What strategy ensures data consistency during the final synchronization when the instance might be forcibly terminated mid-checkpoint?

Many propose simple checkpointing but ignore the "last-mile" consistency problem. The correct approach uses Copy-on-Write (COW) semantics and atomic commit protocols. Before the final sync, the application pauses allocations (via GC pauses or application hooks), creates a memory snapshot using CRIU, and writes to S3 with S3 Strong Consistency or to Ceph using atomic RADOS transactions. The system employs a Two-Phase Commit (2PC) pattern: prepare the checkpoint, acknowledge to the control plane, and only then drain connections. If termination occurs during the commit phase, the standby instance rolls back to the previous consistent checkpoint and replays events from the Kafka offset log.

How do you mitigate thundering herd problems when thousands of spot instances receive simultaneous termination notices and compete for limited standby capacity?
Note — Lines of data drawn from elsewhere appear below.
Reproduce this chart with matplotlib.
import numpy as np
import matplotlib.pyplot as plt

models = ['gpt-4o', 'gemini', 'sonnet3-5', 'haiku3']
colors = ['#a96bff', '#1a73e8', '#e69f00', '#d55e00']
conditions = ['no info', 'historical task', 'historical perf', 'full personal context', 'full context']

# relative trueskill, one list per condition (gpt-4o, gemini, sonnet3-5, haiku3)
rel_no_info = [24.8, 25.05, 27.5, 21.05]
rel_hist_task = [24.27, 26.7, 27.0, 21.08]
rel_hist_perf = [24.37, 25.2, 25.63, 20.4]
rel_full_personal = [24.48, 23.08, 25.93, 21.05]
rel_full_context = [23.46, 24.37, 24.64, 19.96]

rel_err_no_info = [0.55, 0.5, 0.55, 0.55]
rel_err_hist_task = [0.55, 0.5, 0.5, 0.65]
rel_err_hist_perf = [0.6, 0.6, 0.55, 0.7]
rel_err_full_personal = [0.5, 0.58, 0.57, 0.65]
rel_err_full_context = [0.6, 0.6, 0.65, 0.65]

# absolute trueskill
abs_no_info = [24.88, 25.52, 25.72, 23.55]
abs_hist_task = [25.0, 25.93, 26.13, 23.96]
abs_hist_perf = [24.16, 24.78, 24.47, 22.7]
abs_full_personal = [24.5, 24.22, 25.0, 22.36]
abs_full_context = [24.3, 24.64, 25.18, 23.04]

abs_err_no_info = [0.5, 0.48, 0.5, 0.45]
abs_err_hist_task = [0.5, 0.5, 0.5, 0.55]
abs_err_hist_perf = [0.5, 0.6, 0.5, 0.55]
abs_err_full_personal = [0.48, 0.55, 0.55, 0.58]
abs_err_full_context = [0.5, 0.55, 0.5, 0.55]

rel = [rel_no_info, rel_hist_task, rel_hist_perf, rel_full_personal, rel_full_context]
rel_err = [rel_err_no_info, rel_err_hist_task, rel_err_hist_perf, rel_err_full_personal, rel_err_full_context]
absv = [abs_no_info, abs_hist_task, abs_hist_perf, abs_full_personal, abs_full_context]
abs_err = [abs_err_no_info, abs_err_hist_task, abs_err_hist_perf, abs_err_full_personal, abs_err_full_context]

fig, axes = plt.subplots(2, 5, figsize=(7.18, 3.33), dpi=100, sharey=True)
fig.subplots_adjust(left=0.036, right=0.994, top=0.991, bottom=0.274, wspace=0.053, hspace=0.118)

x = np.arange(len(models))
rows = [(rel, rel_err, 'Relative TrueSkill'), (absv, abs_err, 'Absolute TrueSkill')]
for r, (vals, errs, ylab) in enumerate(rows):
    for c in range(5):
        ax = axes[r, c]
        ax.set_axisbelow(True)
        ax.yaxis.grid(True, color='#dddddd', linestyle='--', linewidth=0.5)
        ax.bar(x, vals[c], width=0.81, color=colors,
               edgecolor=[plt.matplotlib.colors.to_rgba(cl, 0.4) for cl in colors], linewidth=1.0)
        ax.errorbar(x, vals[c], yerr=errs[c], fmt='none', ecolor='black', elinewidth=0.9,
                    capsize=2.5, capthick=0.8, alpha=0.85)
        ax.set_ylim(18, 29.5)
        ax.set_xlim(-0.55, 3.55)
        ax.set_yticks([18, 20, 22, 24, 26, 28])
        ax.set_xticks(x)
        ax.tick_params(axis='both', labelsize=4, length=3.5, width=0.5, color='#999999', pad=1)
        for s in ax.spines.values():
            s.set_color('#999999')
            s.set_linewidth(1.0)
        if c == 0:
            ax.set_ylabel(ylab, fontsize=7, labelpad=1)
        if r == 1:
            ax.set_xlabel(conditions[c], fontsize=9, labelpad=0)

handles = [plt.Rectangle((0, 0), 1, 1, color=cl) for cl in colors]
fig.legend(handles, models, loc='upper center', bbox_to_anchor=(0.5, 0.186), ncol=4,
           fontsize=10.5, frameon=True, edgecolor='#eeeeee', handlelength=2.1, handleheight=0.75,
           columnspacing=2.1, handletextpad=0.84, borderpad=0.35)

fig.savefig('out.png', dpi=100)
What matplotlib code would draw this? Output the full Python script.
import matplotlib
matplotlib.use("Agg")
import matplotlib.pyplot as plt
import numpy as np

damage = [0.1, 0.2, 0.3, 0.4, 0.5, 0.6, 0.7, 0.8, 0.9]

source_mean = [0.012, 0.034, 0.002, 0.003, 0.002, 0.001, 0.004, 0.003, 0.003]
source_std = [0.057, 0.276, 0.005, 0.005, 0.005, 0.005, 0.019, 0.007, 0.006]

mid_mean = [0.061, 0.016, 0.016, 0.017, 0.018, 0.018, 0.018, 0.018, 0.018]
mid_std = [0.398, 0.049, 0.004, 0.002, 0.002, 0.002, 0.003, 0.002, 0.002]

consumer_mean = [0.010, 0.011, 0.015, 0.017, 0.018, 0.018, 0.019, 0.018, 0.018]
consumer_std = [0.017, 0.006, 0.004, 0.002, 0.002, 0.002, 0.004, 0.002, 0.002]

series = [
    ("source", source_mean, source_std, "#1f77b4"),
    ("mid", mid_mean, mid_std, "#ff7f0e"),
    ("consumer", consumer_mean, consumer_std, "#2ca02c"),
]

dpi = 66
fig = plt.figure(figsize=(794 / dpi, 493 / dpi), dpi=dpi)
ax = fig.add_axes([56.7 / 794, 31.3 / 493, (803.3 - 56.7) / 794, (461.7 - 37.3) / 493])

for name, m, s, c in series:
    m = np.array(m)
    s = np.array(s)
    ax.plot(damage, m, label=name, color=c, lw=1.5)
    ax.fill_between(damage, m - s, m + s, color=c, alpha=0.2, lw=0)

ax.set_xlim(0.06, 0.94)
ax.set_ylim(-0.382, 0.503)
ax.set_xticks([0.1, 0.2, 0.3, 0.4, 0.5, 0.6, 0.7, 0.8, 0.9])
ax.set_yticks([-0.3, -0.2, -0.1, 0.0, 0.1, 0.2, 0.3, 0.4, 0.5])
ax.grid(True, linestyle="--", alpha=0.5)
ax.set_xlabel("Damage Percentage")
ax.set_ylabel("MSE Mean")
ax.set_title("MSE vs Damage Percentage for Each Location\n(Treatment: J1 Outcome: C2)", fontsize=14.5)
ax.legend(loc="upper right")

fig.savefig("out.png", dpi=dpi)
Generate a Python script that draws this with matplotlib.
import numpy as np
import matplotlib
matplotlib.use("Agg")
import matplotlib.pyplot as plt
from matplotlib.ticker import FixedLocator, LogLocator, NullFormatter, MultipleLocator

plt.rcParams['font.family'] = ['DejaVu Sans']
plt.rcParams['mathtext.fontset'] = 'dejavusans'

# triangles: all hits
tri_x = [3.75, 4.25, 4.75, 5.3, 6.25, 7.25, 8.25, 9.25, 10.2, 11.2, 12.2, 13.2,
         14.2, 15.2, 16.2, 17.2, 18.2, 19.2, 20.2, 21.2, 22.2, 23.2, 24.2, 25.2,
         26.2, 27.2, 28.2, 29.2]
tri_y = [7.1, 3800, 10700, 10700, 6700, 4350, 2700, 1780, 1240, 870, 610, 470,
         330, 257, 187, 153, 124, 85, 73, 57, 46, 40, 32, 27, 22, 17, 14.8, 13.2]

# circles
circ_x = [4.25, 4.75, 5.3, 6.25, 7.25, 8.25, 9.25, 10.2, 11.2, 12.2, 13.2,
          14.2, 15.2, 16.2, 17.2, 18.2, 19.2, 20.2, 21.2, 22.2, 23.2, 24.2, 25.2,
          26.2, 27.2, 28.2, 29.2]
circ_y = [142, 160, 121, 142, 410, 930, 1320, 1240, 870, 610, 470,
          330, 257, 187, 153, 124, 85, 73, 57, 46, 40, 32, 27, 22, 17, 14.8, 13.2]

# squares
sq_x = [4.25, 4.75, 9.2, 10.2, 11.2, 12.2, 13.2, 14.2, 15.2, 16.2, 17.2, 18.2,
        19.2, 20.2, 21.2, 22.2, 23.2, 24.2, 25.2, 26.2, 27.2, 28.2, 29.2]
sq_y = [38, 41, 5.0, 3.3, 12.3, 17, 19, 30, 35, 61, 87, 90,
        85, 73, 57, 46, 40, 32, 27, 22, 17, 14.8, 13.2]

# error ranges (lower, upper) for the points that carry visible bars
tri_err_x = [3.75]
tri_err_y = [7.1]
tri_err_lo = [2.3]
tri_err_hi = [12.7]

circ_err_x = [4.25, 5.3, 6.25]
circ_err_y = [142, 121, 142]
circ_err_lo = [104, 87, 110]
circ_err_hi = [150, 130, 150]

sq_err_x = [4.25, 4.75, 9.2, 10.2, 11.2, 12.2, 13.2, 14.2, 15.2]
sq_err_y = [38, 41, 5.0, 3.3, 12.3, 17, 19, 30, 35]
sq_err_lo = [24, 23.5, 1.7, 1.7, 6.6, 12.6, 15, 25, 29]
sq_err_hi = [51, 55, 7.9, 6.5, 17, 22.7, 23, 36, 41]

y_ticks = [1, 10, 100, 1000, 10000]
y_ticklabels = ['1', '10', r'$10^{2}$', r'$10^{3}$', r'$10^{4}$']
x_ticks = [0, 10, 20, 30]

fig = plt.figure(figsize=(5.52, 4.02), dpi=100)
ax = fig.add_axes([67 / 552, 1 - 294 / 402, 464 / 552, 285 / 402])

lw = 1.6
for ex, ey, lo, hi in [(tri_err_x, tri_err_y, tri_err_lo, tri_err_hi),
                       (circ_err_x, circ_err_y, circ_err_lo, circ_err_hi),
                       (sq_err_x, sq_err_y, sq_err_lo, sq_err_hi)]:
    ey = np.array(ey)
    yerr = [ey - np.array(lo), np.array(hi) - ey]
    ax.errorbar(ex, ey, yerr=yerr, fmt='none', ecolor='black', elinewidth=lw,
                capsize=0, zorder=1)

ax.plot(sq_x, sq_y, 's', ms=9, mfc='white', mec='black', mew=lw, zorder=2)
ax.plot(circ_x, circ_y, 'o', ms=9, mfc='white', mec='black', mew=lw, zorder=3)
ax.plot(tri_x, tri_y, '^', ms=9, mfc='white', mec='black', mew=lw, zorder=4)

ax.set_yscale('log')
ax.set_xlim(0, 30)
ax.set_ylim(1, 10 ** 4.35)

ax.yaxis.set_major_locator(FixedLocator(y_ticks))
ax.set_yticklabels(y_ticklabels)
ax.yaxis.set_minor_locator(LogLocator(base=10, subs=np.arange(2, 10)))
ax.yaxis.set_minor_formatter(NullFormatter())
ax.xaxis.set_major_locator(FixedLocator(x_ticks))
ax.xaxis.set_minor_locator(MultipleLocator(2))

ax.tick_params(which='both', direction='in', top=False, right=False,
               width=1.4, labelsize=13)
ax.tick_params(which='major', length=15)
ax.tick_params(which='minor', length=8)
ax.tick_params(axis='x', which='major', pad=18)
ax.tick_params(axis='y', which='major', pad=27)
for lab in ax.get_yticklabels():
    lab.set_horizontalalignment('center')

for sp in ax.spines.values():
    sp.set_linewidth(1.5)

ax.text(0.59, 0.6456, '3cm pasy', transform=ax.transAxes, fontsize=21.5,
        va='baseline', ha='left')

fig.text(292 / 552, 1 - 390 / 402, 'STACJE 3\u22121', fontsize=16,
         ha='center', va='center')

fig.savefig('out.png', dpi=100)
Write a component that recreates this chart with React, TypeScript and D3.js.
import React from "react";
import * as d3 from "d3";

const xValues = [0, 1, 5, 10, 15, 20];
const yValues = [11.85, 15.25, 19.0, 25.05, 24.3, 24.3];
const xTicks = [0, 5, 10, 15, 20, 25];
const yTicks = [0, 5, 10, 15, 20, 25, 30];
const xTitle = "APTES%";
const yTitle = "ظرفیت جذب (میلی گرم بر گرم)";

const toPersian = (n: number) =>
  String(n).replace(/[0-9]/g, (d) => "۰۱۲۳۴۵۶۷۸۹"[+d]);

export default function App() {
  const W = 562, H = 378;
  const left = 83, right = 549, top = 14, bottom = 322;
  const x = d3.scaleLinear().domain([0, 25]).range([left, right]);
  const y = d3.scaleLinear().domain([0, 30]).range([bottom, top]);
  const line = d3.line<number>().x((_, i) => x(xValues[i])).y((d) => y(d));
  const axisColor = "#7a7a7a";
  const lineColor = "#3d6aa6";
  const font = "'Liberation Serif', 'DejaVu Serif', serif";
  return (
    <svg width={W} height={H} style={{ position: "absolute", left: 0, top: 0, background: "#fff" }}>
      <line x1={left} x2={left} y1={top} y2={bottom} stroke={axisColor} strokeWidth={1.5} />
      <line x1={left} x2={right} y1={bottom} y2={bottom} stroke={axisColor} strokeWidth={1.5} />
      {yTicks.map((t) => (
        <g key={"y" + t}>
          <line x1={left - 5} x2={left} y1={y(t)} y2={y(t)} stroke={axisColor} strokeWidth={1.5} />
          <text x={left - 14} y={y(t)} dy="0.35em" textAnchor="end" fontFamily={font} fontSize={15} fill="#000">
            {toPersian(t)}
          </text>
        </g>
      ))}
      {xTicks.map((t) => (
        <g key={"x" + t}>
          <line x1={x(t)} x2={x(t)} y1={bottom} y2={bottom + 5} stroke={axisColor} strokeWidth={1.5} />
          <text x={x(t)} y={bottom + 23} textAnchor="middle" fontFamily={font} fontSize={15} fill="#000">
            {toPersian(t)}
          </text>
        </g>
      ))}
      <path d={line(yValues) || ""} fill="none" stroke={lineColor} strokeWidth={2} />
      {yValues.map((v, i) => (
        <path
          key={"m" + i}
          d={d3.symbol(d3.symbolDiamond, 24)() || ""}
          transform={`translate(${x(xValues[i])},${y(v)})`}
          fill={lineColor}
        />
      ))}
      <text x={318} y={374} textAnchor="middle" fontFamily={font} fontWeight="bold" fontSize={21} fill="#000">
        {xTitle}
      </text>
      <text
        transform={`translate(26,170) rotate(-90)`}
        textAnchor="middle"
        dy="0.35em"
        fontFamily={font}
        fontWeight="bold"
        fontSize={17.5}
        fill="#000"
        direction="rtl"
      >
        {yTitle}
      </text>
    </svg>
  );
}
Candidates frequently overlook resource contention during mass evictions. The solution implements a Token Bucket algorithm at the control plane layer, throttling migrations to match the standby pool's absorption rate. Additionally, it utilizes Priority Classes (PriorityClass in Kubernetes) to ensure critical financial workloads preempt less critical batch jobs on the standby capacity. A Backpressure mechanism signals the API Gateway to queue incoming requests temporarily, preventing the new instances from being overwhelmed by traffic spikes immediately after migration. Finally, predictive machine learning models analyze AWS spot price histories to pre-scale standby capacity 15 minutes before anticipated termination waves, smoothing the transition curve.